= What you should do =
Copy the lines of the data below exactly, starting at the first and stopping after the line that contains "import plotly.graph_objects as go"; include no pictures.
+===+
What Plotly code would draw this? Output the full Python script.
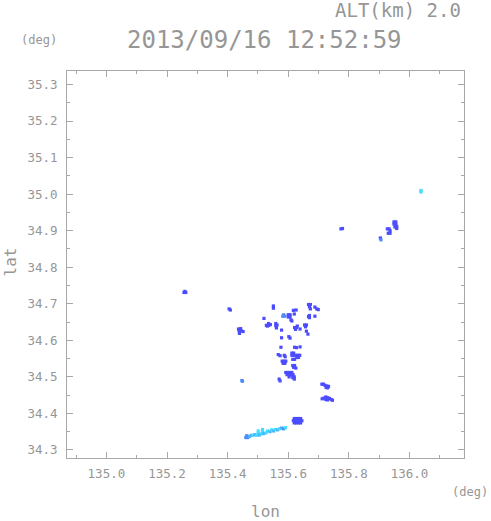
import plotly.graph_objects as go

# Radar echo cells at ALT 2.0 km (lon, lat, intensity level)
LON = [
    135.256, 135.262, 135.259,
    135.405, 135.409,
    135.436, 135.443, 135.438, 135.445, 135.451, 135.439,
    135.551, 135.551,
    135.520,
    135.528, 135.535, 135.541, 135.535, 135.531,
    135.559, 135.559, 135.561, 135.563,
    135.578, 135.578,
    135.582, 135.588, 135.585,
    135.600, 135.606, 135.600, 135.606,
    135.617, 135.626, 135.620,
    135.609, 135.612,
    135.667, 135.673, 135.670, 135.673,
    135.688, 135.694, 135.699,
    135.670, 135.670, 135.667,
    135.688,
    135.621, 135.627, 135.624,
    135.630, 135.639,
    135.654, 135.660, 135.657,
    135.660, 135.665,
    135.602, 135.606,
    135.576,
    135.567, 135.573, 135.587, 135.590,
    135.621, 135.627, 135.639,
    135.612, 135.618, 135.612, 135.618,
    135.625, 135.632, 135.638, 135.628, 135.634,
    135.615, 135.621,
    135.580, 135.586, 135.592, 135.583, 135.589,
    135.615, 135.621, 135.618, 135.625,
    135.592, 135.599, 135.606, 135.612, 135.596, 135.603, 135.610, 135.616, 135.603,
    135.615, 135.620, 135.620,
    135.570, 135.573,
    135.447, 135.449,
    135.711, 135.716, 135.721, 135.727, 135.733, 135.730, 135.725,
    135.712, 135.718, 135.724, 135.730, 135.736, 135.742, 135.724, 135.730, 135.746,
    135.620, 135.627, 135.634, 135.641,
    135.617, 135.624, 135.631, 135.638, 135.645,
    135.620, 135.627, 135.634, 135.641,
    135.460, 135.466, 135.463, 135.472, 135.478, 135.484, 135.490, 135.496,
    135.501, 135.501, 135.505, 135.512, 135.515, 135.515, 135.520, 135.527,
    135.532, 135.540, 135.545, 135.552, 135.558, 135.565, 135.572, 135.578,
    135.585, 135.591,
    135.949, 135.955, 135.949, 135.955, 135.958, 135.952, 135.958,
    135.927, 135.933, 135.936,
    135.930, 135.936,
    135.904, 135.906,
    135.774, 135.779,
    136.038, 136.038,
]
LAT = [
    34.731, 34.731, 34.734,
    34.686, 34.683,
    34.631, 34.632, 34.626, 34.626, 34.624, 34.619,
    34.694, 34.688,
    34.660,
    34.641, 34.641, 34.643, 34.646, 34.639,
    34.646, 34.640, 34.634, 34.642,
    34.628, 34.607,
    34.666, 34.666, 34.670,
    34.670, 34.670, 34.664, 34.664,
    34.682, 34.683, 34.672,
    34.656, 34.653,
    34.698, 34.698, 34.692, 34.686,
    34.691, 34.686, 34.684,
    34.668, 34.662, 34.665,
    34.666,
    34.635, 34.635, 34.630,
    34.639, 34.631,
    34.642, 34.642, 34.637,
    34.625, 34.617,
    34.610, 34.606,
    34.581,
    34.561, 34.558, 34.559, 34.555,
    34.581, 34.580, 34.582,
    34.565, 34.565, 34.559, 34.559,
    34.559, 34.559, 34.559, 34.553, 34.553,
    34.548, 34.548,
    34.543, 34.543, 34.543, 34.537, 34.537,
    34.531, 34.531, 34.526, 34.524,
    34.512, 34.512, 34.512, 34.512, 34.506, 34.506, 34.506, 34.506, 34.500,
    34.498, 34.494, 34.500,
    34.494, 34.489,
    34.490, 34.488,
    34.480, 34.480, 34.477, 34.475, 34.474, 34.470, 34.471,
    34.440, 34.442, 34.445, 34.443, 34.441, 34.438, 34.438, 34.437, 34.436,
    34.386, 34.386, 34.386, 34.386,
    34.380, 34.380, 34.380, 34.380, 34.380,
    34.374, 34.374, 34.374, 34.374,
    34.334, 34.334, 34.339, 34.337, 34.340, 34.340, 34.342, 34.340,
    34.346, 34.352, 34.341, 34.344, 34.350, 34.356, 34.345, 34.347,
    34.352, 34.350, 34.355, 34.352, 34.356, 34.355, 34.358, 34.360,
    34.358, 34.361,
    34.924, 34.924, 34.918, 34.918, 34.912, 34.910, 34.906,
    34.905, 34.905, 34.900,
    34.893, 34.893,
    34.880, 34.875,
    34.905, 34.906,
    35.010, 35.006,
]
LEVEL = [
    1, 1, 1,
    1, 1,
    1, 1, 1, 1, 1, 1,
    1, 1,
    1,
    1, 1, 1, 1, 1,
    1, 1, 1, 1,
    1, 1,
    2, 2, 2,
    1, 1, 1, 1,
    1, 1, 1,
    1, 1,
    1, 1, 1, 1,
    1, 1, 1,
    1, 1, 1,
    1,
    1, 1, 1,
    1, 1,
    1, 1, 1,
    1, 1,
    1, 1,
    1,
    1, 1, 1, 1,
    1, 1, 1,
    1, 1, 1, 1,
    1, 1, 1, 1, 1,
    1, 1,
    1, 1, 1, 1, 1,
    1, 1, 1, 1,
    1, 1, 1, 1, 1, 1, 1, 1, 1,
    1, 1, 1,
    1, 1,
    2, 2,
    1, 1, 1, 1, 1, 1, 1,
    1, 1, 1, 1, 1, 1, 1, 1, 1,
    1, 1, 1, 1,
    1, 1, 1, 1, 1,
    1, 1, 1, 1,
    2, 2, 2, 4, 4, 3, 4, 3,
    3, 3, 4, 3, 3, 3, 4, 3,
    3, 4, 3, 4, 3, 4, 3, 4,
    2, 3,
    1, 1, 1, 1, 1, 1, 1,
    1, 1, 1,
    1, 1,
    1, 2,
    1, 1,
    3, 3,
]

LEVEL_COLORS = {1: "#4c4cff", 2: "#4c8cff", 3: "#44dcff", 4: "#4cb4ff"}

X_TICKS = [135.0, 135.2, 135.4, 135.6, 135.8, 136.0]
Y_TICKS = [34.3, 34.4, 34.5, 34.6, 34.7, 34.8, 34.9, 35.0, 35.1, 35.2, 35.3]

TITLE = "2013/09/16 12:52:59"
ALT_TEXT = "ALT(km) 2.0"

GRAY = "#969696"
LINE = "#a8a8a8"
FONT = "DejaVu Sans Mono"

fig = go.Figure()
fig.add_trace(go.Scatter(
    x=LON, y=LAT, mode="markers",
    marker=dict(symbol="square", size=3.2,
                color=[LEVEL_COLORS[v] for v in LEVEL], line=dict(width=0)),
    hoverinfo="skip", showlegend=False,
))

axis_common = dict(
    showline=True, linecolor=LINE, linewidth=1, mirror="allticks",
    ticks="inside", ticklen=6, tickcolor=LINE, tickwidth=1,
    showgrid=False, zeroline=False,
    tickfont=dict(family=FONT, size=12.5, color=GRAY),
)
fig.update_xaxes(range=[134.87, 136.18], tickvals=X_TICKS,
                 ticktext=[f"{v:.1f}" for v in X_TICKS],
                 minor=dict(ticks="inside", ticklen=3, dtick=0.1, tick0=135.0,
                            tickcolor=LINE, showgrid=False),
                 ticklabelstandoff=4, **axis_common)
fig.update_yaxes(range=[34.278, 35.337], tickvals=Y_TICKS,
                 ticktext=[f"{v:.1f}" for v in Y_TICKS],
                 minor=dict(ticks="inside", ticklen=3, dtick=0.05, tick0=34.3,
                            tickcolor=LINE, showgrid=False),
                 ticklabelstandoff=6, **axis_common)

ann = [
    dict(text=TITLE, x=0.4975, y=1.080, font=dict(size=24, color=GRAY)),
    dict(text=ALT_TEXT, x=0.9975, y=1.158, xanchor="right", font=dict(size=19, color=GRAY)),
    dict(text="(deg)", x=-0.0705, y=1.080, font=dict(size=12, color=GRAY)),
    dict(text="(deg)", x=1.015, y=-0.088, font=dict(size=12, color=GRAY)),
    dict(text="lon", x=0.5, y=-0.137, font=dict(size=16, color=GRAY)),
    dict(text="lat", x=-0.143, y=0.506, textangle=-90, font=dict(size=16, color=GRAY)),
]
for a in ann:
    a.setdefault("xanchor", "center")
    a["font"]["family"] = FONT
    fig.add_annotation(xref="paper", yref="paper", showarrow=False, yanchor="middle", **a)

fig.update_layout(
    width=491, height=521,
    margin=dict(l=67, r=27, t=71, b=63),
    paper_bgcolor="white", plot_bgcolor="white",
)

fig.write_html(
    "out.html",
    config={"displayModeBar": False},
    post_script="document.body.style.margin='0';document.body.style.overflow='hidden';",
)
+===+
= Task response =
What Plotly code would draw this? Output the full Python script.
import plotly.graph_objects as go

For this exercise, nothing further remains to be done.